- [AIM OF THE TASK]:
Write out each line exactly as given. Leave the pictures out of your copy.

- [SOURCE DATA]:
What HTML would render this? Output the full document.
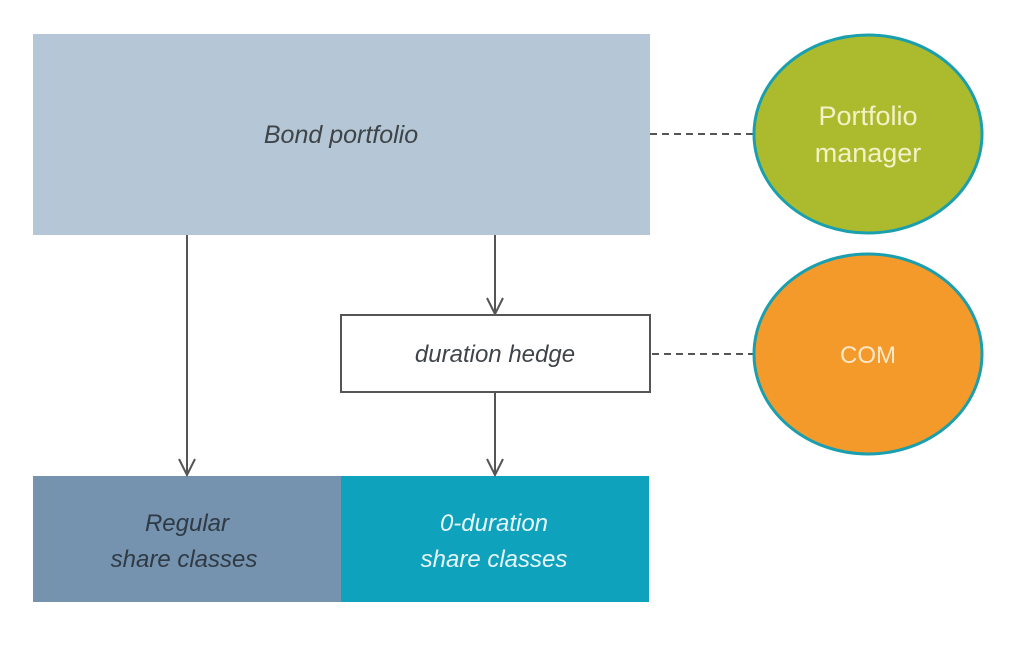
<!DOCTYPE html>
<html><head><style>
body{margin:0;background:#fff;}
svg text{font-family:"Liberation Sans",sans-serif;}
</style></head><body>
<svg width="1024" height="644" viewBox="0 0 1024 644" xmlns="http://www.w3.org/2000/svg">
<rect width="1024" height="644" fill="#fff"/>
<rect x="33" y="34" width="617" height="201" fill="#b5c7d6"/>
<text x="341" y="143" text-anchor="middle" font-size="25" font-style="italic" fill="#3f4448">Bond portfolio</text>
<rect x="341" y="315" width="309" height="77" fill="#fff" stroke="#555" stroke-width="2"/>
<text x="495" y="362" text-anchor="middle" font-size="24" font-style="italic" fill="#3f4448">duration hedge</text>
<rect x="33" y="476" width="308" height="126" fill="#7592ae"/>
<rect x="341" y="476" width="308" height="126" fill="#0fa2bd"/>
<text x="187" y="531" text-anchor="middle" font-size="24" font-style="italic" fill="#2f3a44">Regular</text>
<text x="184" y="567" text-anchor="middle" font-size="24" font-style="italic" fill="#2f3a44">share classes</text>
<text x="494" y="531" text-anchor="middle" font-size="24" font-style="italic" fill="#e8f6f8">0-duration</text>
<text x="494" y="567" text-anchor="middle" font-size="24" font-style="italic" fill="#e8f6f8">share classes</text>
<g stroke="#555" stroke-width="2" fill="none">
<line x1="187" y1="235" x2="187" y2="475"/>
<polyline points="179,459 187,475 195,459"/>
<line x1="495" y1="235" x2="495" y2="314"/>
<polyline points="487,298 495,314 503,298"/>
<line x1="495" y1="392" x2="495" y2="475"/>
<polyline points="487,459 495,475 503,459"/>
<line x1="650" y1="134" x2="753" y2="134" stroke-dasharray="7,5"/>
<line x1="652" y1="354" x2="753" y2="354" stroke-dasharray="7,5"/>
</g>
<ellipse cx="868" cy="134" rx="114" ry="99" fill="#acbb2e" stroke="#1a9fae" stroke-width="3"/>
<ellipse cx="868" cy="354" rx="114" ry="100" fill="#f39a2b" stroke="#1a9fae" stroke-width="3"/>
<text x="868" y="125" text-anchor="middle" font-size="27" fill="#f3f1c8">Portfolio</text>
<text x="868" y="162" text-anchor="middle" font-size="27" fill="#f3f1c8">manager</text>
<text x="868" y="363" text-anchor="middle" font-size="24" fill="#fde8c8">COM</text>
</svg>
</body></html>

- [OUTPUT BELOW]:
What HTML would render this? Output the full document.
<!DOCTYPE html>
<html><head><style>
body{margin:0;background:#fff;}
svg text{font-family:"Liberation Sans",sans-serif;}
</style></head><body>
<svg width="1024" height="644" viewBox="0 0 1024 644" xmlns="http://www.w3.org/2000/svg">
<rect width="1024" height="644" fill="#fff"/>
<rect x="33" y="34" width="617" height="201" fill="#b5c7d6"/>
<text x="341" y="143" text-anchor="middle" font-size="25" font-style="italic" fill="#3f4448">Bond portfolio</text>
<rect x="341" y="315" width="309" height="77" fill="#fff" stroke="#555" stroke-width="2"/>
<text x="495" y="362" text-anchor="middle" font-size="24" font-style="italic" fill="#3f4448">duration hedge</text>
<rect x="33" y="476" width="308" height="126" fill="#7592ae"/>
<rect x="341" y="476" width="308" height="126" fill="#0fa2bd"/>
<text x="187" y="531" text-anchor="middle" font-size="24" font-style="italic" fill="#2f3a44">Regular</text>
<text x="184" y="567" text-anchor="middle" font-size="24" font-style="italic" fill="#2f3a44">share classes</text>
<text x="494" y="531" text-anchor="middle" font-size="24" font-style="italic" fill="#e8f6f8">0-duration</text>
<text x="494" y="567" text-anchor="middle" font-size="24" font-style="italic" fill="#e8f6f8">share classes</text>
<g stroke="#555" stroke-width="2" fill="none">
<line x1="187" y1="235" x2="187" y2="475"/>
<polyline points="179,459 187,475 195,459"/>
<line x1="495" y1="235" x2="495" y2="314"/>
<polyline points="487,298 495,314 503,298"/>
<line x1="495" y1="392" x2="495" y2="475"/>
<polyline points="487,459 495,475 503,459"/>
<line x1="650" y1="134" x2="753" y2="134" stroke-dasharray="7,5"/>
<line x1="652" y1="354" x2="753" y2="354" stroke-dasharray="7,5"/>
</g>
<ellipse cx="868" cy="134" rx="114" ry="99" fill="#acbb2e" stroke="#1a9fae" stroke-width="3"/>
<ellipse cx="868" cy="354" rx="114" ry="100" fill="#f39a2b" stroke="#1a9fae" stroke-width="3"/>
<text x="868" y="125" text-anchor="middle" font-size="27" fill="#f3f1c8">Portfolio</text>
<text x="868" y="162" text-anchor="middle" font-size="27" fill="#f3f1c8">manager</text>
<text x="868" y="363" text-anchor="middle" font-size="24" fill="#fde8c8">COM</text>
</svg>
</body></html>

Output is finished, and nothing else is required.